Uber palates will still chase the Super Tuscan Tignanello to add sparkle to their cellars and meals, but after tonight many more of us will think of daughters and farmers when we hear the Antinori name.
Morley Safer sat at the dinner table of the currently reigning Antinori family and aired a 60 Minutes segment during prime time tonight, revealing a $200m business that has remarkably remained a family wine and farming operation since at least 1385. Over the years, various Antinoris and their wines have been recognized by popes, the Wine Spectator’s top 10 list, and Italian wine lovers and critics around the world. The Antinori universe is now complete with private jets, stables, and vineyards and villas inside Italy and around the world.
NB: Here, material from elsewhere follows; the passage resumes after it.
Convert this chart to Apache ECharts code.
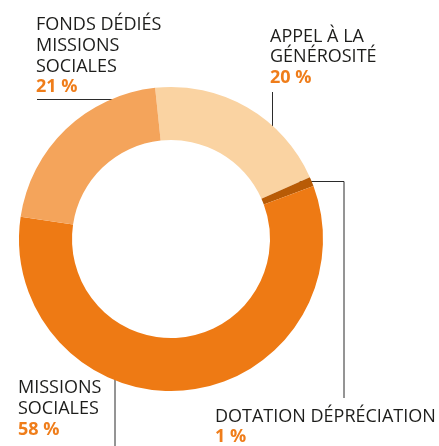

Luxuries fit for royalty…and the Antinoris are indeed royal with a current day marchese and a princess to boot.
Buying back a recently sold stake from Whitbread, the operations are fully in the hands of family once again, this time under the supervision of Piero Antinori’s three daughters who have an appreciation for the land and sense of place that defines the fruit they love to farm. While their pricey Tignanello has helped the Antinoris with modern day notoriety in top wine circles, it is their Antinori Chianti Classico Riserva that resonates with me as a $20ish value that rewards often and remains available on so many lists and retail shelves. It’s a wonderful wine that is produced in large quantities and widely distributed. There certainly are better and harder to find Chianti and sangiovese in the market, but a wine this consistently good from a large program like the Antinori’s is my kind of “go to” wine.
As Allegra Antinori told Morley Safer…. forget all the words and descriptions, a wine must be elegant. And like an elegant woman, she says, you know it when you see it. For me, Antinori Chianti Classico Riserva can look just like that.